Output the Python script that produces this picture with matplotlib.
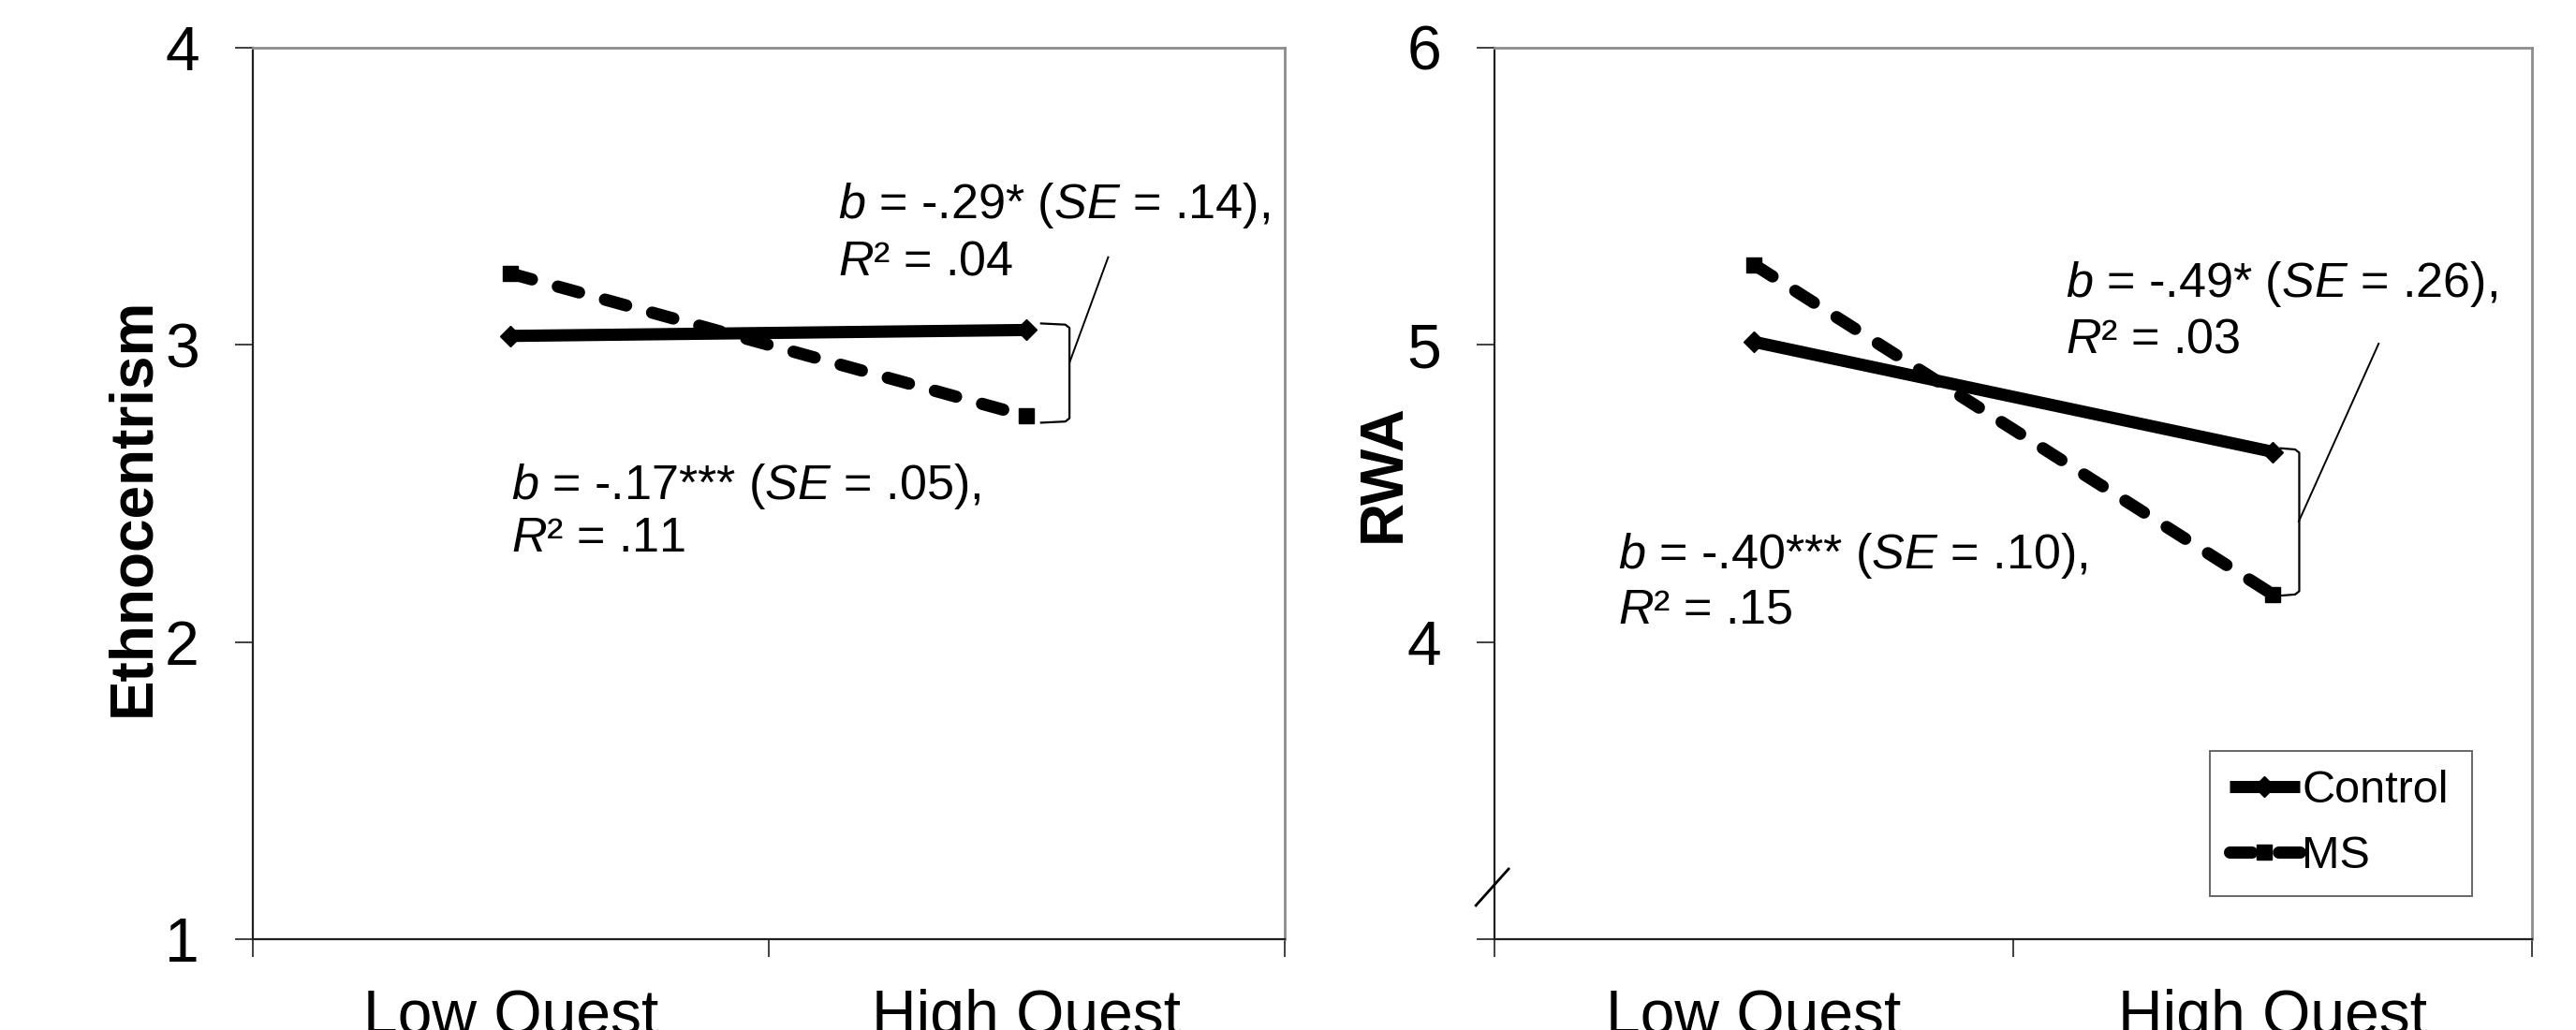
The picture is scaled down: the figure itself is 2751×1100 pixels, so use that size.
import numpy as np
import matplotlib
matplotlib.use('Agg')
import matplotlib.pyplot as plt

plt.rcParams['font.family'] = ['Liberation Sans', 'DejaVu Sans']
plt.rcParams['mathtext.fontset'] = 'custom'
plt.rcParams['mathtext.rm'] = 'Liberation Sans'
plt.rcParams['mathtext.it'] = 'Liberation Sans:italic'
plt.rcParams['mathtext.bf'] = 'Liberation Sans:bold'

# ---------------- data ----------------
categories = ['Low Quest', 'High Quest']
groups = ['Control', 'MS']

ethno_control = [3.03, 3.05]
ethno_ms = [3.24, 2.76]
rwa_control = [5.01, 4.64]
rwa_ms = [5.27, 4.16]

ethno_ylim = (1, 4)
ethno_ticks = [1, 2, 3, 4]
ethno_ticklabels = ['1', '2', '3', '4']
rwa_ylim = (3, 6)
rwa_ticks = [3, 4, 5, 6]
rwa_ticklabels = ['', '4', '5', '6']

ethno_note_ms = [r'$b$ = -.29* ($SE$ = .14),', r'$R$² = .04']
ethno_note_ctrl = [r'$b$ = -.17*** ($SE$ = .05),', r'$R$² = .11']
rwa_note_ms = [r'$b$ = -.49* ($SE$ = .26),', r'$R$² = .03']
rwa_note_ctrl = [r'$b$ = -.40*** ($SE$ = .10),', r'$R$² = .15']

# ---------------- figure ----------------
fig = plt.figure(figsize=(27.51, 11.0), dpi=100)
ax1 = fig.add_axes([0.0981, 0.0882, 0.4006, 0.8655])
ax2 = fig.add_axes([0.5802, 0.0882, 0.4028, 0.8655])

x = np.arange(len(categories)) + 0.5
LW = 9.4
TICK_FS = 47.5
NOTE_FS = 37.5


def style_axes(ax, ylim, yticks, yticklabels, ylabel, label_xy):
    ax.set_xlim(0, 2)
    ax.set_ylim(*ylim)
    ax.set_yticks(yticks)
    ax.set_yticklabels(yticklabels)
    ax.set_xticks([0, 1, 2])
    ax.set_xticklabels([])
    ax.set_xticks(x, minor=True)
    ax.set_xticklabels(categories, minor=True)
    ax.tick_params(axis='y', which='major', direction='out', length=14,
                   width=1.4, color='#404040', labelsize=TICK_FS, pad=27)
    ax.tick_params(axis='x', which='major', direction='out', length=14,
                   width=1.4, color='#404040')
    ax.tick_params(axis='x', which='minor', length=0, labelsize=TICK_FS,
                   pad=38)
    for s in ['left', 'bottom']:
        ax.spines[s].set_color('#202020')
        ax.spines[s].set_linewidth(1.6)
    for s in ['top', 'right']:
        ax.spines[s].set_color('#8c8c8c')
        ax.spines[s].set_linewidth(2.0)
    ax.set_ylabel(ylabel, fontsize=46, fontweight='bold')
    ax.yaxis.set_label_coords(*label_xy)
    ax.yaxis.label.set_va('center')


def draw_lines(ax, ctrl, ms):
    lc, = ax.plot(x, ctrl, color='black', lw=LW, linestyle='-',
                  marker='D', markersize=11, solid_capstyle='butt',
                  label=groups[0], zorder=3)
    lm, = ax.plot(x, ms, color='black', lw=LW, linestyle=(0, (1.8, 2.2)),
                  dash_capstyle='round', marker='s', markersize=11,
                  label=groups[1], zorder=3)
    return lc, lm


def bracket(ax, top, bottom, x_end, x_bar, lead_start, lead_end):
    ax.plot([x_end, x_bar - 0.008, x_bar, x_bar, x_bar - 0.008, x_end],
            [top, top - 0.004, top - 0.015, bottom + 0.015, bottom + 0.004, bottom],
            color='black', lw=1.6, zorder=2)
    ax.plot([lead_start[0], lead_end[0]], [lead_start[1], lead_end[1]],
            transform=ax.transAxes, color='black', lw=1.4, zorder=2)


def note(ax, xpos, ys, lines):
    for yy, txt in zip(ys, lines):
        ax.text(xpos, yy, txt, transform=ax.transAxes, fontsize=NOTE_FS,
                ha='left', va='baseline')


# ---- left panel ----
style_axes(ax1, ethno_ylim, ethno_ticks, ethno_ticklabels, 'Ethnocentrism',
           (-0.116, 0.485))
draw_lines(ax1, ethno_control, ethno_ms)
bracket(ax1, ethno_control[1] + 0.022, ethno_ms[1] - 0.022, 1.528, 1.583,
        (0.7913, 0.646), (0.829, 0.765))
note(ax1, 0.567, [0.809, 0.745], ethno_note_ms)
note(ax1, 0.251, [0.494, 0.435], ethno_note_ctrl)

# ---- right panel ----
style_axes(ax2, rwa_ylim, rwa_ticks, rwa_ticklabels, 'RWA', (-0.107, 0.523))
lc, lm = draw_lines(ax2, rwa_control, rwa_ms)
bracket(ax2, rwa_control[1] + 0.012, rwa_ms[1] - 0.004, 1.515, 1.551,
        (0.775, 0.4685), (0.852, 0.668))
note(ax2, 0.550, [0.721, 0.658], rwa_note_ms)
note(ax2, 0.119, [0.416, 0.355], rwa_note_ctrl)

# axis break mark
ax2.plot([-0.018, 0.0135], [0.0378, 0.0788], transform=ax2.transAxes,
         color='black', lw=2.0, clip_on=False, zorder=5)

leg = ax2.legend(handles=[lc, lm], loc='lower left',
                 bbox_to_anchor=(0.6895, 0.0483, 0.2525, 0.167),
                 mode='expand', fontsize=35, frameon=True, fancybox=False,
                 edgecolor='#404040', handlelength=1.55, handletextpad=0.05,
                 borderpad=0.42, labelspacing=0.5, borderaxespad=0.0,
                 numpoints=1)
leg.get_frame().set_linewidth(1.4)

fig.savefig('out.png', dpi=100, facecolor='white')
-.-.-
### Work required:
Copy the listing over exactly, skipping the pictures it holds.

### Solution to the problem:
Output the Python script that produces this picture with matplotlib.
The picture is scaled down: the figure itself is 2751×1100 pixels, so use that size.
import numpy as np
import matplotlib
matplotlib.use('Agg')
import matplotlib.pyplot as plt

plt.rcParams['font.family'] = ['Liberation Sans', 'DejaVu Sans']
plt.rcParams['mathtext.fontset'] = 'custom'
plt.rcParams['mathtext.rm'] = 'Liberation Sans'
plt.rcParams['mathtext.it'] = 'Liberation Sans:italic'
plt.rcParams['mathtext.bf'] = 'Liberation Sans:bold'

# ---------------- data ----------------
categories = ['Low Quest', 'High Quest']
groups = ['Control', 'MS']

ethno_control = [3.03, 3.05]
ethno_ms = [3.24, 2.76]
rwa_control = [5.01, 4.64]
rwa_ms = [5.27, 4.16]

ethno_ylim = (1, 4)
ethno_ticks = [1, 2, 3, 4]
ethno_ticklabels = ['1', '2', '3', '4']
rwa_ylim = (3, 6)
rwa_ticks = [3, 4, 5, 6]
rwa_ticklabels = ['', '4', '5', '6']

ethno_note_ms = [r'$b$ = -.29* ($SE$ = .14),', r'$R$² = .04']
ethno_note_ctrl = [r'$b$ = -.17*** ($SE$ = .05),', r'$R$² = .11']
rwa_note_ms = [r'$b$ = -.49* ($SE$ = .26),', r'$R$² = .03']
rwa_note_ctrl = [r'$b$ = -.40*** ($SE$ = .10),', r'$R$² = .15']

# ---------------- figure ----------------
fig = plt.figure(figsize=(27.51, 11.0), dpi=100)
ax1 = fig.add_axes([0.0981, 0.0882, 0.4006, 0.8655])
ax2 = fig.add_axes([0.5802, 0.0882, 0.4028, 0.8655])

x = np.arange(len(categories)) + 0.5
LW = 9.4
TICK_FS = 47.5
NOTE_FS = 37.5


def style_axes(ax, ylim, yticks, yticklabels, ylabel, label_xy):
    ax.set_xlim(0, 2)
    ax.set_ylim(*ylim)
    ax.set_yticks(yticks)
    ax.set_yticklabels(yticklabels)
    ax.set_xticks([0, 1, 2])
    ax.set_xticklabels([])
    ax.set_xticks(x, minor=True)
    ax.set_xticklabels(categories, minor=True)
    ax.tick_params(axis='y', which='major', direction='out', length=14,
                   width=1.4, color='#404040', labelsize=TICK_FS, pad=27)
    ax.tick_params(axis='x', which='major', direction='out', length=14,
                   width=1.4, color='#404040')
    ax.tick_params(axis='x', which='minor', length=0, labelsize=TICK_FS,
                   pad=38)
    for s in ['left', 'bottom']:
        ax.spines[s].set_color('#202020')
        ax.spines[s].set_linewidth(1.6)
    for s in ['top', 'right']:
        ax.spines[s].set_color('#8c8c8c')
        ax.spines[s].set_linewidth(2.0)
    ax.set_ylabel(ylabel, fontsize=46, fontweight='bold')
    ax.yaxis.set_label_coords(*label_xy)
    ax.yaxis.label.set_va('center')


def draw_lines(ax, ctrl, ms):
    lc, = ax.plot(x, ctrl, color='black', lw=LW, linestyle='-',
                  marker='D', markersize=11, solid_capstyle='butt',
                  label=groups[0], zorder=3)
    lm, = ax.plot(x, ms, color='black', lw=LW, linestyle=(0, (1.8, 2.2)),
                  dash_capstyle='round', marker='s', markersize=11,
                  label=groups[1], zorder=3)
    return lc, lm


def bracket(ax, top, bottom, x_end, x_bar, lead_start, lead_end):
    ax.plot([x_end, x_bar - 0.008, x_bar, x_bar, x_bar - 0.008, x_end],
            [top, top - 0.004, top - 0.015, bottom + 0.015, bottom + 0.004, bottom],
            color='black', lw=1.6, zorder=2)
    ax.plot([lead_start[0], lead_end[0]], [lead_start[1], lead_end[1]],
            transform=ax.transAxes, color='black', lw=1.4, zorder=2)


def note(ax, xpos, ys, lines):
    for yy, txt in zip(ys, lines):
        ax.text(xpos, yy, txt, transform=ax.transAxes, fontsize=NOTE_FS,
                ha='left', va='baseline')


# ---- left panel ----
style_axes(ax1, ethno_ylim, ethno_ticks, ethno_ticklabels, 'Ethnocentrism',
           (-0.116, 0.485))
draw_lines(ax1, ethno_control, ethno_ms)
bracket(ax1, ethno_control[1] + 0.022, ethno_ms[1] - 0.022, 1.528, 1.583,
        (0.7913, 0.646), (0.829, 0.765))
note(ax1, 0.567, [0.809, 0.745], ethno_note_ms)
note(ax1, 0.251, [0.494, 0.435], ethno_note_ctrl)

# ---- right panel ----
style_axes(ax2, rwa_ylim, rwa_ticks, rwa_ticklabels, 'RWA', (-0.107, 0.523))
lc, lm = draw_lines(ax2, rwa_control, rwa_ms)
bracket(ax2, rwa_control[1] + 0.012, rwa_ms[1] - 0.004, 1.515, 1.551,
        (0.775, 0.4685), (0.852, 0.668))
note(ax2, 0.550, [0.721, 0.658], rwa_note_ms)
note(ax2, 0.119, [0.416, 0.355], rwa_note_ctrl)

# axis break mark
ax2.plot([-0.018, 0.0135], [0.0378, 0.0788], transform=ax2.transAxes,
         color='black', lw=2.0, clip_on=False, zorder=5)

leg = ax2.legend(handles=[lc, lm], loc='lower left',
                 bbox_to_anchor=(0.6895, 0.0483, 0.2525, 0.167),
                 mode='expand', fontsize=35, frameon=True, fancybox=False,
                 edgecolor='#404040', handlelength=1.55, handletextpad=0.05,
                 borderpad=0.42, labelspacing=0.5, borderaxespad=0.0,
                 numpoints=1)
leg.get_frame().set_linewidth(1.4)

fig.savefig('out.png', dpi=100, facecolor='white')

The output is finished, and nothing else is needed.